The clear victory on May 19 of incumbent Iranian President Hassan Rouhani over his key rival, Ebrahim Raisi — the candidate supported by Supreme Leader Ayatollah Ali Khamenei and the Islamic Revolutionary Guard Corps (IRGC) – indicated that voters were concerned above all with the economy. Raisi, an extremist and isolationist like Khamenei, was the candidate who represented hardline power politics and Middle East hegemony.
It was during Rouhani’s first term in office that the nuclear deal, the Joint Comprehensive Plan of Action (JCPOA), was signed between Iran and six world powers. This not only led to the lifting of crippling international sanctions from the regime in Tehran, but seemed to signal an effort to renew diplomatic and commercial ties the West.
Iran initially benefited greatly from the JCPOA. From the document’s signing in July 2015 and up until early 2017, dozens of delegations from Western countries visited Iran, and hundreds of economic memoranda of understanding were reached.

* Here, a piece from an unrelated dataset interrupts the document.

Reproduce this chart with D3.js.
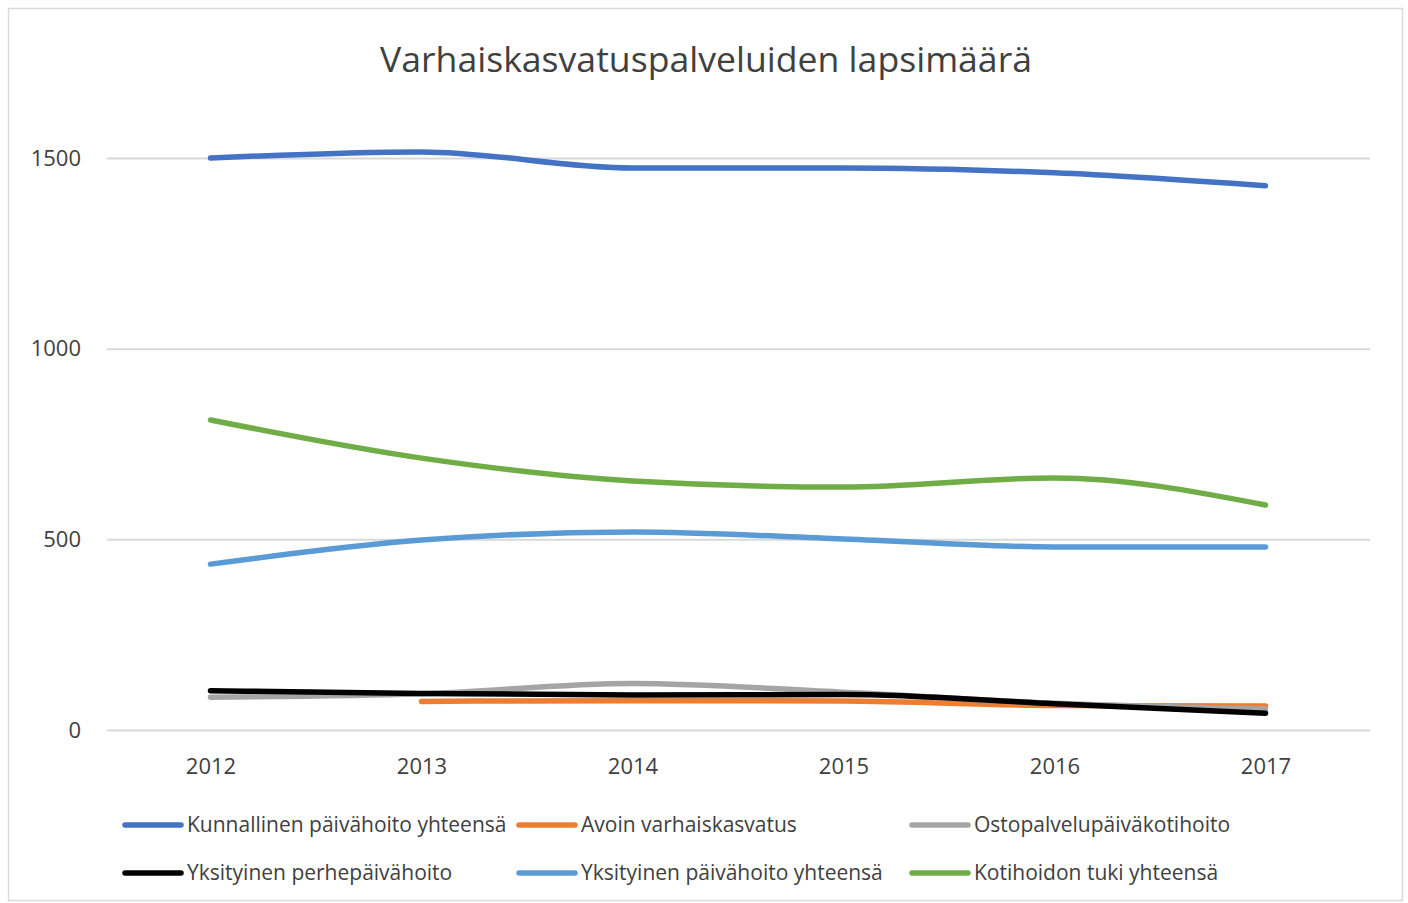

Excitement could be felt within and beyond Iran’s borders. Despite his decades as a prominent member of the mullah-led regime’s security apparatus, President Rouhani was and largely still is viewed in the West as a moderate. In addition, the appetite of Iran’s 80 million-strong consumer market for Western goods was high, as was the need for Western investment and technology to rebuild Iran’s outdated infrastructure. Meanwhile, Western companies were eager to enter the potentially lucrative market, imagining post-JCPOA Iran to be like the mythical Spanish city of gold, El Dorado.